Quelles sont tes références, tes inspirations ?
Question musique, j’aime beaucoup d’artistes ! De Céline Dion à Aerosmith en passant par Bob Marley. Pour ce qui est de l’inspiration, c’est simplement la « beauté » du quotidien. Je suis d’un naturel optimiste et je veux chanter la joie, la simplicité, la beauté de notre Pays. On a tendance à généraliser sur ce qui ne va pas ici, je crois qu’il faut relativiser… En Irak, la situation est grave, mais en Polynésie, on est quand même des privilégiés ! Et je ne pense pas être coupée des réalités quand je dis ça. On est libre et c’est une chance de chaque instant.
Si on te donnait des crédits pour développer une action culturelle, que ferais-tu ?
J’encouragerais les plantations à plus grande échelle. Mon père était agriculteur et aujourd’hui, je cueille et je mange les mangues qu’il avait plantées bien avant ma naissance. Ce n’est pas normal de devoir importer des fruits et des légumes en habitant sur des terres fertiles comme les nôtres !
Pour toi, ça veut dire quoi être Polynésienne ?

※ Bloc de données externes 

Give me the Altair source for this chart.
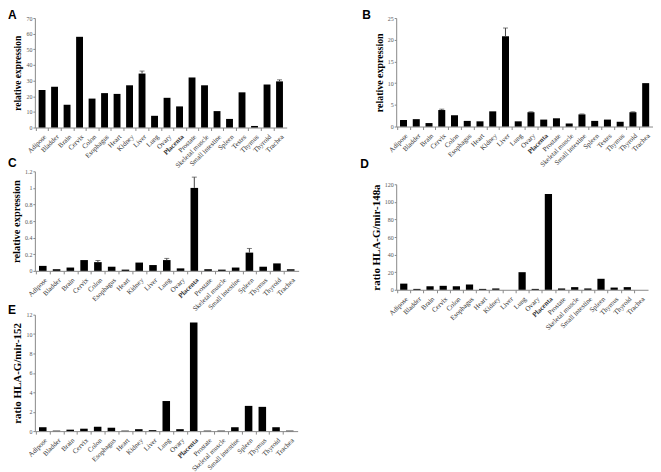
import altair as alt
import pandas as pd

tissues_a = ["Adipose", "Bladder", "Brain", "Cervix", "Colon", "Esophagus", "Heart", "Kidney",
             "Liver", "Lung", "Ovary", "Placenta", "Prostate", "Skeletal muscle", "Small intestine",
             "Spleen", "Testes", "Thymus", "Thyroid", "Trachea"]
tissues_c = ["Adipose", "Bladder", "Brain", "Cervix", "Colon", "Esophagus", "Heart", "Kidney",
             "Liver", "Lung", "Ovary", "Placenta", "Prostate", "Skeletal muscle", "Small intestine",
             "Spleen", "Thymus", "Thyroid", "Trachea"]

a_vals = [24, 26, 14.5, 58, 18.5, 22, 21.5, 27, 34.5, 7.5, 19, 13.5, 32, 27, 10.5, 5.5, 22.5, 1, 27.5, 29.5]
a_err = [0, 0, 0, 0, 0, 0, 0, 0, 1.6, 0, 0, 0, 0, 0, 0, 0, 0, 0, 0, 1.0]

b_vals = [1.5, 1.7, 0.8, 3.8, 2.6, 1.3, 1.2, 3.5, 20.8, 1.2, 3.3, 1.6, 1.9, 0.7, 2.8, 1.3, 1.6, 1.1, 3.3, 10.0]
b_err = [0, 0, 0, 0.2, 0, 0, 0, 0, 1.9, 0, 0.1, 0, 0, 0, 0.1, 0, 0, 0, 0.1, 0]

c_vals = [0.06, 0.02, 0.04, 0.13, 0.105, 0.05, 0.015, 0.10, 0.07, 0.13, 0.03, 1.0, 0.02, 0.015,
          0.04, 0.22, 0.05, 0.09, 0.02]
c_err = [0, 0, 0, 0, 0.02, 0, 0, 0, 0, 0.02, 0, 0.13, 0, 0, 0, 0.05, 0, 0, 0]

d_vals = [7, 1, 4, 4.5, 4, 6, 1, 1.5, 0, 20, 1, 109, 1.5, 3, 1.5, 12.5, 2.5, 3, 0]
d_err = [0] * 19

e_vals = [0.4, 0.05, 0.15, 0.25, 0.45, 0.35, 0.05, 0.2, 0.1, 3.1, 0.2, 11.2, 0.05, 0.05, 0.4,
          2.6, 2.5, 0.4, 0.05]
e_err = [0] * 19

SERIF = "Liberation Serif"
P_IN, P_OUT = 0.45, 0.3


def panel(cats, vals, errs, letter, ytitle, ymax, ystep, w, h, ldx, ldy, ytsize=11):
    df = pd.DataFrame({"tissue": cats, "v": vals, "e": errs})
    df["top"] = df["v"] + df["e"]
    step = w / (len(cats) - P_IN + 2 * P_OUT)
    xaxis = alt.Axis(title=None, labelAngle=-45, labelAlign="right", labelBaseline="top",
                     labelFont=SERIF, labelFontSize=7, labelColor="#333",
                     labelFontWeight={"condition": {"test": "datum.value === 'Placenta'", "value": "bold"},
                                      "value": "normal"},
                     domainColor="#888", tickColor="#888", tickSize=3, labelPadding=2,
                     tickOffset=-step / 2, labelOffset=step / 2, labelOverlap=False)
    xscale = alt.Scale(paddingInner=P_IN, paddingOuter=P_OUT)
    x = alt.X("tissue:N", sort=cats, scale=xscale, axis=xaxis)
    ticks = []
    t = 0.0
    while t <= ymax + 1e-9:
        ticks.append(round(t, 6))
        t += ystep
    yaxis = alt.Axis(title=ytitle, values=ticks,
                     labelExpr="'' + round(datum.value * 100) / 100",
                     titleFont=SERIF, titleFontSize=ytsize, titleFontWeight="bold",
                     titleColor="black", titlePadding=3, labelFont=SERIF, labelFontSize=6,
                     labelColor="#555", domainColor="#888", tickColor="#888", tickSize=2,
                     labelPadding=1, grid=False, labelOverlap=False)
    yscale = alt.Scale(domain=[0, ymax], nice=False)
    base = alt.Chart(df)
    bars = base.mark_bar(color="black").encode(
        x=x, y=alt.Y("v:Q", scale=yscale, axis=yaxis))
    errdf = base.transform_filter("datum.e > 0")
    err = errdf.mark_rule(color="#444", strokeWidth=1).encode(
        x=x, y=alt.Y("v:Q", scale=yscale, axis=yaxis), y2="top:Q")
    cap = errdf.mark_tick(color="#444", thickness=1, size=5, orient="horizontal").encode(
        x=x, y=alt.Y("top:Q", scale=yscale, axis=yaxis))
    lab = base.transform_filter("datum.tissue === '%s'" % cats[0]).mark_text(
        text=letter, font="Liberation Sans", fontSize=12, fontWeight="bold", align="left",
        baseline="top", color="black").encode(x=alt.value(ldx), y=alt.value(ldy))
    return alt.layer(bars, err, cap, lab).properties(width=w, height=h)


pA = panel(tissues_a, a_vals, a_err, "A", "relative expression", 70, 10, 253, 110, -27, -8, ytsize=9.5)
pB = panel(tissues_a, b_vals, b_err, "B", "relative expression", 25, 5, 258, 109, -34, -8, ytsize=10)
pC = panel(tissues_c, c_vals, c_err, "C", "relative expression", 1.2, 0.2, 265, 100, -27, -13, ytsize=10.5)
pD = panel(tissues_c, d_vals, d_err, "D", "ratio HLA-G/mir-148a", 120, 20, 253, 106, -36, -25)
pE = panel(tissues_c, e_vals, e_err, "E", "ratio HLA-G/mir-152", 12, 2, 264, 117, -27, -10)

col1 = alt.vconcat(pA, pC, pE, spacing=44, bounds="flush")
col2 = alt.vconcat(pB, pD, spacing=58, bounds="flush")
chart = alt.hconcat(col1, col2, spacing=62).properties(padding=0).configure_view(stroke=None)

chart.save("out.html", embed_options={"renderer": "svg", "actions": False})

Pour moi, ce n’est pas dans le sang mais dans l’amour et le respect que tu portes à ce pays. En ce qui me concerne, m’appeler « Laughlin » m’a longtemps interpellée car ce n’est pas très polynésien ! Mais j’ai appris que le nom ne faisait pas la personne et aujourd’hui je suis droite dans mes savates. Je suis heureuse d’être ici, d’y élever mon fils et de faire partager ma musique.
Un message pour la fin ?
Ouvrez grand les yeux, regardez la couleur du lagon et de la végétation, la subtilité de la forme d’une fleur, d’un papillon, d’un coquillage : on est bien peu de chose… En revanche, on est entouré de merveilles ! Le bonheur n’est pas dans le matériel mais dans ce que tu fais, tu donnes, tu partages et tu reçois.